Sobczak adds that during the pandemic "we saw many national governments a little bit lost, and it was the cities who were setting up vaccination centres. When refugees left Ukraine, governments were completely unable to find spaces to welcome them. It was the cities that volunteered to collect goods and help organise drives in Ukraine."
This city-to-city cooperation is something "many national states view as a potential threat to their authoritative power" says Fabrizio Rossi, secretary general at the Council of European Municipalities and Regions (CEMR). "Collaborative efforts between city local and regional leaders, national governments, and international organisations are essential in upholding democracy and countering authoritarian trends across Europe".
But putting the burden of managing migration or fighting climate change in city's hands, while millions of the EU budget are spent on border control and member states are committing to fossil fuel projects approved and funded by the EU, begs the question whether territorial diplomacy is being used by national governments and the European institutions to delegate the responsibility and avoid implementing long-term policies.
Jan Olbryct believes the problem lies in a lack of horizontal coordination, different from the administrative hierarchy. For 20 years, he has been fighting for a European Urban Policy that would coordinate the several elements of urban dimension in different EU policies.
"Everybody is opposing because this means that the coordinator will be more important than the others", the Polish MEP explains.
Getting a seat at the table
As CEMR states "the upcoming EU election carries the lessons from the past four years: the challenges of the Covid-19 pandemic, the war in Ukraine, the hottest summer ever registered in Europe, and now the resurgence of conflict in the Middle East. Responses to these crises have leaned towards centralisation. The European Parliament is the institution closest to the European citizens so electing representatives who prioritise regional interests can sway policy decisions in favour of decentralised governance and regional development."

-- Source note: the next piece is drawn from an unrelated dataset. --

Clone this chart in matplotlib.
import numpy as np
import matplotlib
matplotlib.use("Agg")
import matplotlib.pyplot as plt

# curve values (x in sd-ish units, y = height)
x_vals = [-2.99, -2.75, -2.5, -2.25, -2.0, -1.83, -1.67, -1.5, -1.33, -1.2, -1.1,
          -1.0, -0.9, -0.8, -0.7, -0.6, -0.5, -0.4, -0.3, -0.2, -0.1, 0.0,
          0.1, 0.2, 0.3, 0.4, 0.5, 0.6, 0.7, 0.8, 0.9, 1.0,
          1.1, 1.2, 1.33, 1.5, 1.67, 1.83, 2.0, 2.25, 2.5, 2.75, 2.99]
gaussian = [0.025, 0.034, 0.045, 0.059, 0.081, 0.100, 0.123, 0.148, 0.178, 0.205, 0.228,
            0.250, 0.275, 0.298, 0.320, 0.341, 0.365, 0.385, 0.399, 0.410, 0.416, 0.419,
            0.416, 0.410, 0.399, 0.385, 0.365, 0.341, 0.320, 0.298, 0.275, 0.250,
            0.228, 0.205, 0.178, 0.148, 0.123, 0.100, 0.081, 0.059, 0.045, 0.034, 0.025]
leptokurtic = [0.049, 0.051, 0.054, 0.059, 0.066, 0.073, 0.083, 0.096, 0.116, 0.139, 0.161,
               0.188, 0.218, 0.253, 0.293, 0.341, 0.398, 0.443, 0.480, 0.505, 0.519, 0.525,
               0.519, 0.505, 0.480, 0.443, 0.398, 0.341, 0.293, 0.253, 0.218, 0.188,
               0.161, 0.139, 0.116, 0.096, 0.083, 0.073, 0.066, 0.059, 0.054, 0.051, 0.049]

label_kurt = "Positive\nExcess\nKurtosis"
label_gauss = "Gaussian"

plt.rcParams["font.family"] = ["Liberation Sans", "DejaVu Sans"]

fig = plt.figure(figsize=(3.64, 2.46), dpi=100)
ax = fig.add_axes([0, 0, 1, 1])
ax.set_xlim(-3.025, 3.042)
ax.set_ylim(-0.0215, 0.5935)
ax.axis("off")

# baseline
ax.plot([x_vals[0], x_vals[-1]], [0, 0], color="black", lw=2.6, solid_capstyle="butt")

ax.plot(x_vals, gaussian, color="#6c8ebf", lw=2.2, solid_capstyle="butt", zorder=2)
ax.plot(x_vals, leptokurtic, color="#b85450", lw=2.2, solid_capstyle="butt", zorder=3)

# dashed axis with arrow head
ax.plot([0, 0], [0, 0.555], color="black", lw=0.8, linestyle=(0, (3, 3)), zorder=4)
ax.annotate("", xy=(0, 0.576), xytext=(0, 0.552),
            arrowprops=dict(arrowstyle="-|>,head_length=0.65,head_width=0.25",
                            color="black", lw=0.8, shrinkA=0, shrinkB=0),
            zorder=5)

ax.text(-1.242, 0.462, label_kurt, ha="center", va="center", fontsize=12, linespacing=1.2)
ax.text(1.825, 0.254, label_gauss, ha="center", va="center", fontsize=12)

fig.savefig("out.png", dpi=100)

City diplomacy has come a long way since the era of twin-towns. A product of two world wars and the Cold War, sister cities were born to promote solidarity, cultural diversity and active citizen participation, and although they have created a lot of awareness concerning human rights issues over the years, cities can now impact legislation.
According to MEP Olbrycht, even though the Committee of Regions is the formal opinion-making body in Europe, cities can be more influential if they work with international organisations such as Eurocities and CEMR.
Eurocities has actually pushed the commission for the implementation of sustainable food and cycling strategies, making sure "everybody can have access to quality and healthy food" and "reduce air pollution in the cities."
The commission is also set to work together with 100 cities all over Europe that want to reach climate neutrality by 2030, and give specific support directly to the cities without passing through the national governments.